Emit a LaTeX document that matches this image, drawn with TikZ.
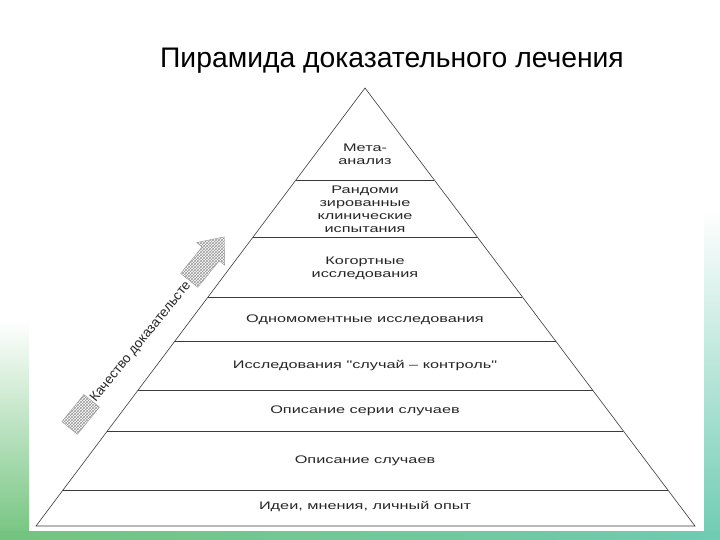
\documentclass[tikz,border=0pt]{standalone}
\usepackage{fontspec}
\setmainfont{Liberation Sans}
\newfontfamily\widefont[FakeStretch=1.48]{Liberation Sans}
\usetikzlibrary{calc,patterns}
\definecolor{leftgreen}{HTML}{74C47F}
\definecolor{rightteal}{HTML}{6FCBB2}
\definecolor{linegray}{HTML}{3A3A3A}
\begin{document}
\begin{tikzpicture}[x=1pt,y=-1pt,
  tier/.style={draw=linegray, line width=0.6pt},
  lvl/.style={font=\widefont\fontsize{11}{13}\selectfont, align=center, text=black!85, inner sep=0pt},
  hatch/.style={pattern=crosshatch, pattern color=black!40, draw=black!40, line width=0.4pt}]
\useasboundingbox (0,0) rectangle (720,540);
% background
\fill[white] (0,0) rectangle (720,540);
\shade[top color=white, bottom color=leftgreen] (0,320) rectangle (29,540);
\shade[top color=white, bottom color=rightteal] (704,210) rectangle (720,540);
\shade[left color=leftgreen, right color=rightteal, middle color=leftgreen!50!rightteal] (0,531) rectangle (720,540);
% title
\node[font=\fontsize{28.3}{32}\selectfont, anchor=base, text=black] (title) at (392,68) {Пирамида доказательного лечения};
% pyramid
\coordinate (apex) at (365,88);
\coordinate (bl) at (36,526);
\coordinate (br) at (695,526);
\draw[tier, line join=miter] (bl) -- (apex) -- (br) -- cycle;
\foreach \f [count=\i] in {0.2100,0.3402,0.4772,0.5776,0.6895,0.7831,0.9178}{
  \coordinate (L\i) at ($(apex)!\f!(bl)$);
  \coordinate (R\i) at ($(apex)!\f!(br)$);
  \draw[tier] (L\i) -- (R\i);
}
% level texts
\node[lvl] (meta) at (365,154) {Мета-\\анализ};
\node[lvl] (rct) at (365,209.5) {Рандоми\\зированные\\клинические\\испытания};
\node[lvl] (cohort) at (365,268) {Когортные\\исследования};
\node[lvl] (cross) at (365,320) {Одномоментные исследования};
\node[lvl] (casectl) at (365,366) {Исследования "случай – контроль"};
\node[lvl] (series) at (365,411) {Описание серии случаев};
\node[lvl] (cases) at (365,461) {Описание случаев};
\node[lvl] (ideas) at (365,507) {Идеи, мнения, личный опыт};
% quality arrow
\begin{scope}[shift={(81,414)}, rotate=51]
  \path[hatch] (-18,-10) -- (17,-10) -- (17,10) -- (-18,10) -- cycle;
  \path[hatch] (172,-11) -- (206,-11) -- (206,-18) -- (228,0) -- (206,18) -- (206,11) -- (172,11) -- cycle;
\end{scope}
\node[rotate=51, font=\fontsize{13.5}{15}\selectfont, text=black!85, inner sep=1pt] (quality) at (141,342) {Качество доказательсте};
\end{tikzpicture}
\end{document}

# Prompt:
Repeat the listing above exactly, with no pictures.

# Finished exercise:
Emit a LaTeX document that matches this image, drawn with TikZ.
\documentclass[tikz,border=0pt]{standalone}
\usepackage{fontspec}
\setmainfont{Liberation Sans}
\newfontfamily\widefont[FakeStretch=1.48]{Liberation Sans}
\usetikzlibrary{calc,patterns}
\definecolor{leftgreen}{HTML}{74C47F}
\definecolor{rightteal}{HTML}{6FCBB2}
\definecolor{linegray}{HTML}{3A3A3A}
\begin{document}
\begin{tikzpicture}[x=1pt,y=-1pt,
  tier/.style={draw=linegray, line width=0.6pt},
  lvl/.style={font=\widefont\fontsize{11}{13}\selectfont, align=center, text=black!85, inner sep=0pt},
  hatch/.style={pattern=crosshatch, pattern color=black!40, draw=black!40, line width=0.4pt}]
\useasboundingbox (0,0) rectangle (720,540);
% background
\fill[white] (0,0) rectangle (720,540);
\shade[top color=white, bottom color=leftgreen] (0,320) rectangle (29,540);
\shade[top color=white, bottom color=rightteal] (704,210) rectangle (720,540);
\shade[left color=leftgreen, right color=rightteal, middle color=leftgreen!50!rightteal] (0,531) rectangle (720,540);
% title
\node[font=\fontsize{28.3}{32}\selectfont, anchor=base, text=black] (title) at (392,68) {Пирамида доказательного лечения};
% pyramid
\coordinate (apex) at (365,88);
\coordinate (bl) at (36,526);
\coordinate (br) at (695,526);
\draw[tier, line join=miter] (bl) -- (apex) -- (br) -- cycle;
\foreach \f [count=\i] in {0.2100,0.3402,0.4772,0.5776,0.6895,0.7831,0.9178}{
  \coordinate (L\i) at ($(apex)!\f!(bl)$);
  \coordinate (R\i) at ($(apex)!\f!(br)$);
  \draw[tier] (L\i) -- (R\i);
}
% level texts
\node[lvl] (meta) at (365,154) {Мета-\\анализ};
\node[lvl] (rct) at (365,209.5) {Рандоми\\зированные\\клинические\\испытания};
\node[lvl] (cohort) at (365,268) {Когортные\\исследования};
\node[lvl] (cross) at (365,320) {Одномоментные исследования};
\node[lvl] (casectl) at (365,366) {Исследования "случай – контроль"};
\node[lvl] (series) at (365,411) {Описание серии случаев};
\node[lvl] (cases) at (365,461) {Описание случаев};
\node[lvl] (ideas) at (365,507) {Идеи, мнения, личный опыт};
% quality arrow
\begin{scope}[shift={(81,414)}, rotate=51]
  \path[hatch] (-18,-10) -- (17,-10) -- (17,10) -- (-18,10) -- cycle;
  \path[hatch] (172,-11) -- (206,-11) -- (206,-18) -- (228,0) -- (206,18) -- (206,11) -- (172,11) -- cycle;
\end{scope}
\node[rotate=51, font=\fontsize{13.5}{15}\selectfont, text=black!85, inner sep=1pt] (quality) at (141,342) {Качество доказательсте};
\end{tikzpicture}
\end{document}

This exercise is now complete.